In agreement with several of the comments above, particularly with the environment you described; seems like any large organizational change may be only successful with a real shift in culture. More like a controlled burn then putting out small fires. We have had some success with recruiting the established employees to serve as champions of change while making it clear to them that change was coming. This may help to incentivize the more established folks to go along with the changes rather than resist them.
Context is defining. What about changing their context by having them work in new teams or send them for one week to your dream organisation?
I’m sure the organization realizes that the more you have a cross-section of employees involved in the process of change, the better it will be. Another reminder is to be mindful of the differences in the generations at work, because each generation will see certain issues differently and could actually have a negative influence on the outcome. So, communicate, communicate, and then communicate some more.

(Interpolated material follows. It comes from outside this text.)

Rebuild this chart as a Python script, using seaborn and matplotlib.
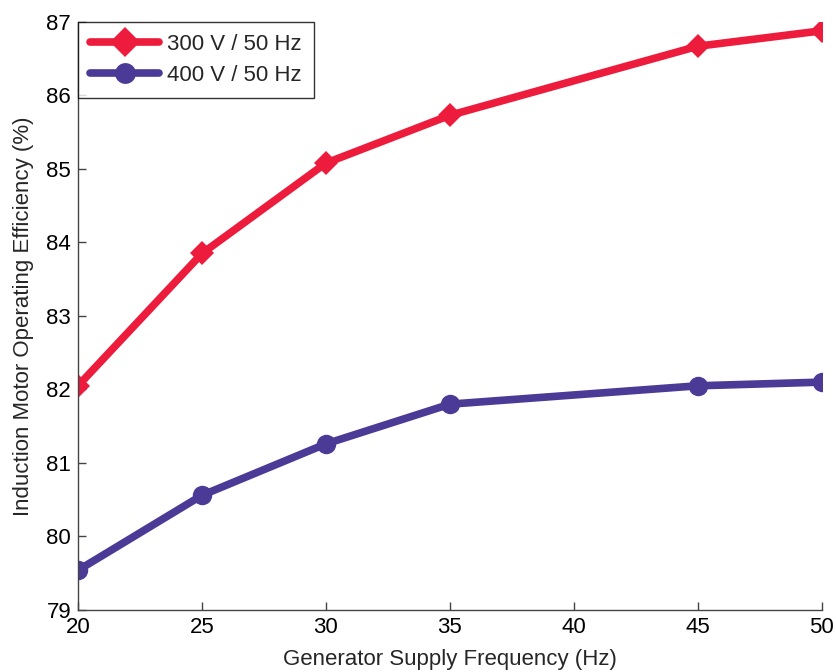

Should employees and managers in a company start feeling that they are only fire fighting and not creating value, the root cause is either a lack of a clear vision or poor cascading of the vision down the line.
The next indication is that company lacks a clear strategy to overcome its issues on a sustainable basis, or that it has a strategy but that has not been communicated clearly down the line.
Around the Company Vision and Growth strategy are a series of sub-strategies what help deliver the boarder vision and strategy.
For instance the HR department in turn would develop its own strategy to help deliver the broader company strategy – which includes recruitment, comp and ben strategy, training and development, organization alignment plans/ change management where needed, to cater to the changes/growth plans.
Healthcare can easily learn from what happens in other industries like Hospitality and FMCG and adopt some of their models of Company Growth strategies and tweak them to healthcare industry needs.
We all know cultural change is hard but not adapting to the transformation is even harder. You can make everyone happy by using the new ideas and adding the old experience flavor to it. Make a team of old and new employees that can get along and come up with strategies to make the change as painless as possible. The faster the change, the sooner people adapt (or leave)! Go for the big fire.
Cultural change is difficult but it is possible with the right level of employee engagement and empowerment. it also needs to start at top (lead by example) and spread through your organization.
Changing organizational culture is difficult because it involves looking at the tedious process of performance reviews, and most importantly the principles that the organization will adapt. Similarly, it is not an individual decision but everybody in the organization has to embrace it and translate it to a daily habit.
In leading organizational culture shift, leadership plays a significant role. It is also important to identify the change makers; the most influential group of people in the organization to lead the change on the other hand, the stumbling blocks “the other group of people who are resistant to change”. These category of people should be given roles in the subject and be actively involved in the process because most often they influence others to resist.
Leaders on the other hand have to commit to changing their own behaviors and to lead by example. The process requires a fundamental change in the thinking process and consistency to produce the same results every time.
Set clear goals of what change you have to bring and most importantly the rationale for the change. For example, rather than telling everyone that they have to use the new tools, It is important for them to understand the implication of evidence-based practice and standardization of care in improving patient outcomes. Similarly, involving your team in the change process and having a feedback mechanism to see the gaps or to learn why it is not working is equally a significant step to take.